You are viewing a plain text version of this content. The canonical link for it is here.
Posted to user@nutch.apache.org by Teruhiko Kurosaka <Ku...@basistech.com> on 2006/03/09 21:08:29 UTC

Why does crawler skips some files and scan others of the same suffix?

I placed a bunch of files in a directory in Apache web server's
htdocs directory, and had Nutch crawl that directory.
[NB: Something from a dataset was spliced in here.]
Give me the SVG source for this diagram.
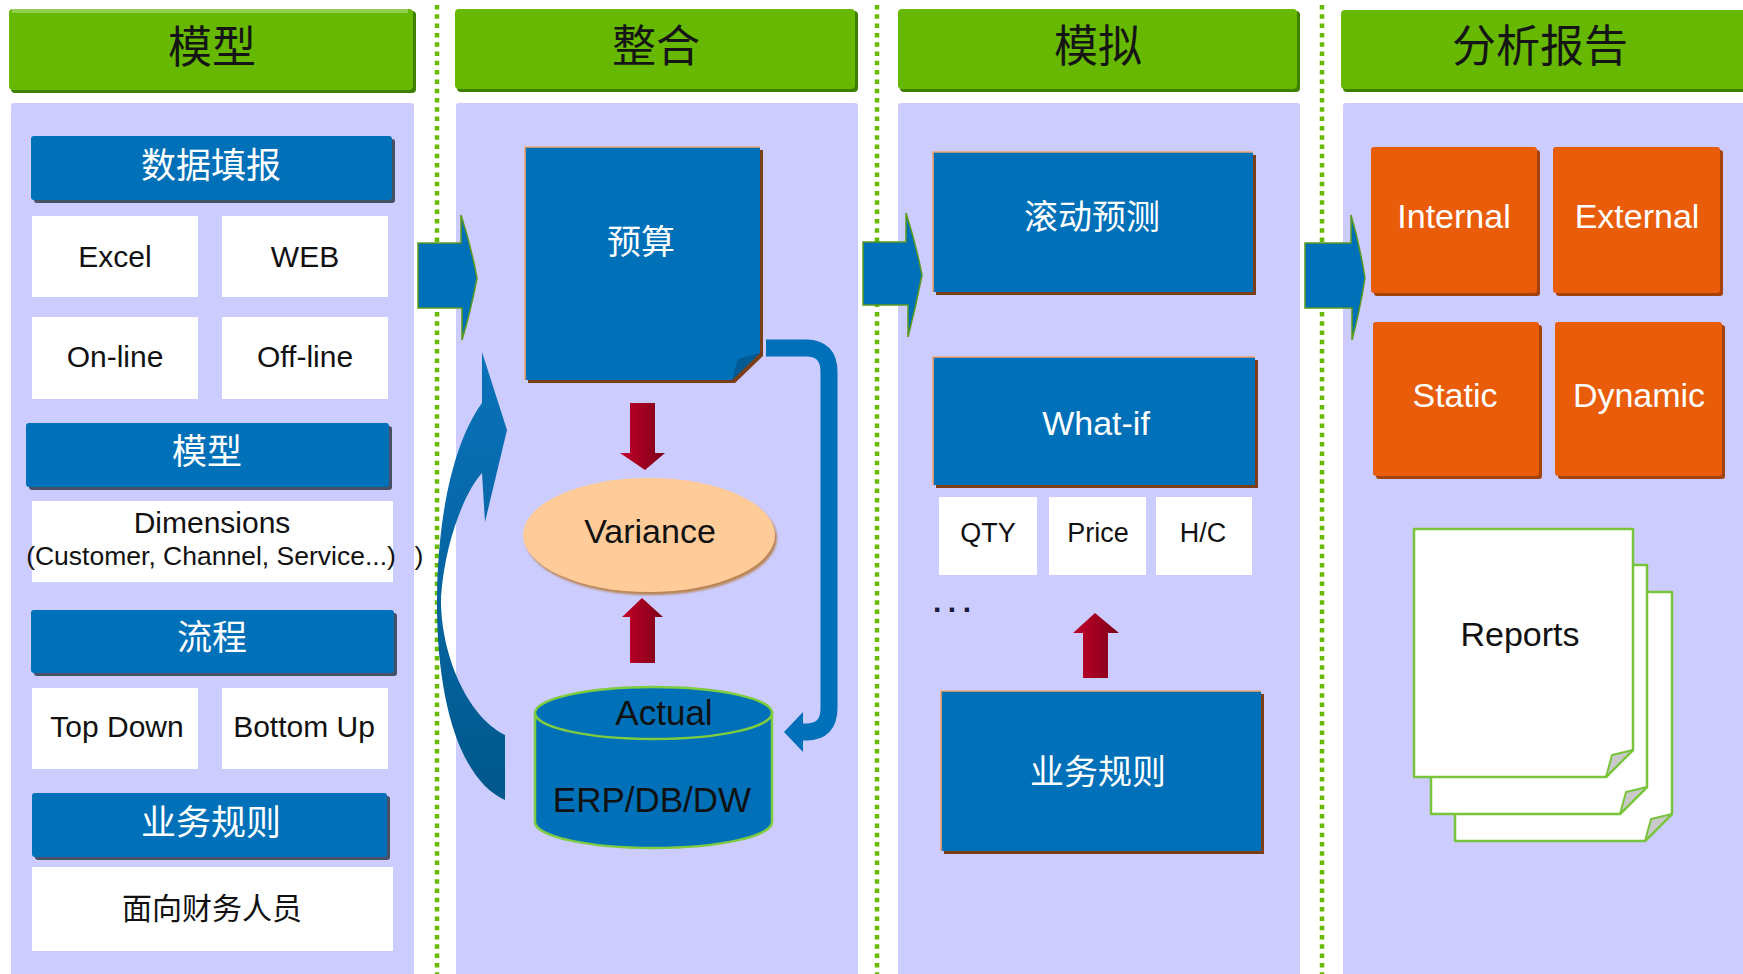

But, according to the output from "nutch crawl" command some files 
were scanned while some were not.  For example, these were scanned:
jp5-fwroman_UTF8B.txt
jp5_EUCJP.html
jp5-UTF8.html
jp5-fwroman_SJIS.txt

These were not:
jp5-fwroman.ppt
jp5.ppt
jp5_EUCJP.txt
jp5_SJIS.html
jp5_SJIS.txt
jp5_UTF8B.txt

I understand why .ppt files were skipped since .ppt is filtered out by
the crawl-urlfilter.txt file, but I don't understand why some .txt and
.html
files were scanned while the other weren't. (I modified the default
crawl-urlfilter.txt to replace the MY.DOMAIN.NAME and to add
"|rtf" to the suffix list to skip. )

How can I trace the reasons why the Nutch crawler decided to skip some
files?

-kuro